But Is There Intelligent Spaghetti Out There?
http://www.nytimes.com/2005/08/29/arts/design/29mons.html

    By [3]SARAH BOXER

    Is the super-intelligent, super-popular god known as the Flying
    Spaghetti Monster any match for the prophets of intelligent design?

    This month, the Kansas State Board of Education gave preliminary
    approval to allow teaching alternatives to evolution like intelligent
    design (the theory that a smart being designed the universe). And
    President Bush and Senator Bill Frist of Tennessee both gave the
    thumbs up to teaching intelligent design.

    Long before that, Bobby Henderson, a 25-year-old with a physics degree
    from Oregon State University, had a divine vision. An intelligent god,
    a Flying Spaghetti Monster, he said, "revealed himself to me in a
    dream."

    He posted a sketch on his Web site, [4]venganza.org, showing an
    airborne tangle of spaghetti and meatballs with two eyes looming over
    a mountain, trees and a stick man labeled "midgit." Prayers to the
    Flying Spaghetti Monster, his site says, end with "ramen," not "amen."

    Then, Mr. Henderson, who says on his site that he is desperately
    trying to avoid taking a job programming slot machines in Las Vegas,
    posted an open letter to the Kansas board.

    In perfect deadpan he wrote that although he agreed that science
    students should "hear multiple viewpoints" of how the universe came to
    be, he was worried that they would be hearing only one theory of
    intelligent design.
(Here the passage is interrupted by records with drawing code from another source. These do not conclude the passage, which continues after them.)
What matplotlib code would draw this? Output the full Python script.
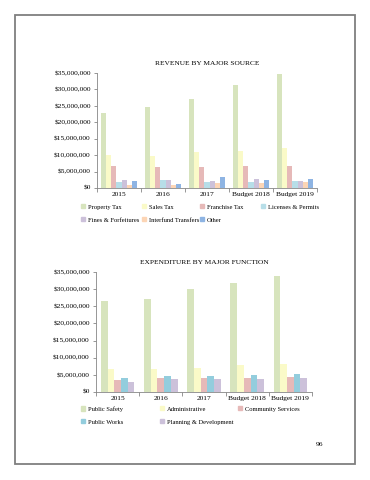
import matplotlib.pyplot as plt
import matplotlib.patches as mpatches
import numpy as np

plt.rcParams['font.family'] = ['Liberation Serif', 'DejaVu Serif']

years = ['2015', '2016', '2017', 'Budget 2018', 'Budget 2019']

# revenue, millions of dollars
rev_names = ['Property Tax', 'Sales Tax', 'Franchise Tax', 'Licenses & Permits',
             'Fines & Forfeitures', 'Interfund Transfers', 'Other']
property_tax = [22.8, 24.5, 27.0, 31.4, 34.7]
sales_tax = [10.0, 9.7, 11.0, 11.4, 12.2]
franchise_tax = [6.6, 6.5, 6.5, 6.6, 6.8]
licenses = [1.8, 2.3, 1.9, 1.9, 2.1]
fines = [2.5, 2.5, 2.2, 2.6, 2.1]
interfund = [0.8, 0.8, 1.4, 1.5, 1.9]
other = [2.1, 1.3, 3.2, 2.4, 2.7]
rev_colors = ['#d7e4bd', '#fafac8', '#e6b9b8', '#b7dee8', '#ccc1da', '#fcd5b5', '#8eb4e3']

# expenditure, millions of dollars
exp_names = ['Public Safety', 'Administrative', 'Community Services',
             'Public Works', 'Planning & Development']
public_safety = [26.5, 27.1, 30.0, 31.7, 33.7]
administrative = [6.8, 6.7, 6.9, 7.8, 8.1]
community = [3.4, 4.0, 4.2, 4.2, 4.3]
public_works = [4.1, 4.7, 4.6, 5.0, 5.2]
planning = [2.9, 3.7, 3.8, 3.8, 4.1]
exp_colors = ['#d7e4bd', '#fafac8', '#e6b9b8', '#93cddd', '#ccc1da']

W, H = 370, 480
fig = plt.figure(figsize=(W / 100, H / 100), dpi=100)
FS = 5.3
LFS = 4.7
GRAY = '#868686'


def draw(rect, series, colors, title, barw):
    ax = fig.add_axes(rect)
    x = np.arange(len(years))
    n = len(series)
    for i, (vals, c) in enumerate(zip(series, colors)):
        ax.bar(x + (i - (n - 1) / 2) * barw, np.array(vals) * 1e6, barw, color=c)
    ax.set_xlim(-0.5, len(years) - 0.5)
    ax.set_ylim(0, 35e6)
    ax.set_yticks(np.arange(0, 35e6 + 1, 5e6))
    ax.set_yticklabels(['$0'] + ['${:,.0f}'.format(v) for v in np.arange(5e6, 35e6 + 1, 5e6)])
    ax.set_xticks(x)
    ax.set_xticklabels(years)
    ax.set_xticks(np.arange(-0.5, len(years)), minor=True)
    ax.tick_params(axis='x', which='major', length=0, labelsize=FS, pad=3)
    ax.tick_params(axis='x', which='minor', length=3, color=GRAY, width=0.6)
    ax.tick_params(axis='y', length=2.5, color=GRAY, width=0.6, labelsize=FS, pad=2)
    for s in ['top', 'right']:
        ax.spines[s].set_visible(False)
    for s in ['left', 'bottom']:
        ax.spines[s].set_color(GRAY)
        ax.spines[s].set_linewidth(0.6)
    ax.set_title(title, fontsize=FS, pad=6)
    return ax


def legend_cols(names, colors, xs, y0, dy):
    ncol = len(xs)
    for k, (nm, c) in enumerate(zip(names, colors)):
        col, row = k % ncol, k // ncol
        h = mpatches.Patch(color=c)
        fig.legend(handles=[h], labels=[nm], loc='center left',
                   bbox_to_anchor=(xs[col] / W, 1 - (y0 + row * dy) / H),
                   frameon=False, fontsize=LFS, handlelength=0.6,
                   handleheight=0.6, handletextpad=0.45, borderpad=0,
                   borderaxespad=0)


draw([97 / W, 1 - 188 / H, 220 / W, 115 / H],
     [property_tax, sales_tax, franchise_tax, licenses, fines, interfund, other],
     rev_colors, 'REVENUE BY MAJOR SOURCE', 0.118)
legend_cols(rev_names, rev_colors, [81, 142, 200, 261], 207, 13)

draw([96 / W, 1 - 392 / H, 216 / W, 120 / H],
     [public_safety, administrative, community, public_works, planning],
     exp_colors, 'EXPENDITURE BY MAJOR FUNCTION', 0.155)
legend_cols(exp_names, exp_colors, [81, 160, 238], 409, 13)

# page frame and number
fig.add_artist(mpatches.Rectangle((14.5 / W, 1 - 464 / H), (355 - 14.5) / W, (464 - 14.5) / H,
                                  transform=fig.transFigure, fill=False,
                                  edgecolor='#7f7f7f', linewidth=1.3))
fig.text(319 / W, 1 - 445 / H, '96', fontsize=FS, ha='center', va='center')

fig.savefig('out.png', dpi=100)
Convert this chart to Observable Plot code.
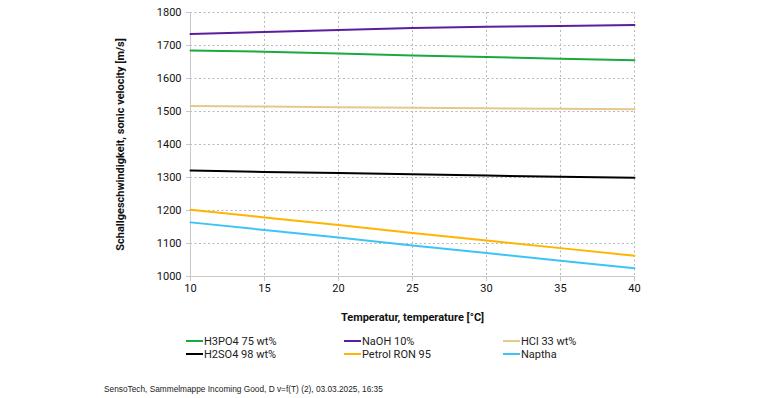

After all, he noted, there are many such theories,
    including his own fervent belief that "the universe was created by a
    Flying Spaghetti Monster." He demanded equal time in the classroom and
    threatened a lawsuit.

    Soon he was flooded with e-mail messages. Ninety-five percent of those
    who wrote to him, he said on his Web site, were "in favor of teaching
    Flying Spaghetti Monsterism in schools." Five percent suggested that
    he would be going to hell. Lawyers contacted him inquiring how serious
    he was about a lawsuit against the Kansas board. His answer: "Very."

    This month, the news media, both mainstream and digital, jumped in.
    The New Scientist magazine wrote an article. So did Die Welt. Two
    online encyclopedias, Uncyclopedia and Wikipedia, wrote entries on the
    Flying Spaghetti Monster. The Web site [5]Boingboing.net mounted a
    challenge: "We are willing to pay any individual $250,000 if they can
    produce empirical evidence which proves that Jesus is not the son of
    the Flying Spaghetti Monster."

    Now, Mr. Henderson says on his Web site, "over 10 million people have
    been touched by His Noodly Appendage." But what does that mean? When
    push comes to shove, will the religion that has come to be known as
    Pastafarianism do what it was intended to do - prove that it is
    ridiculous to teach intelligent design as science?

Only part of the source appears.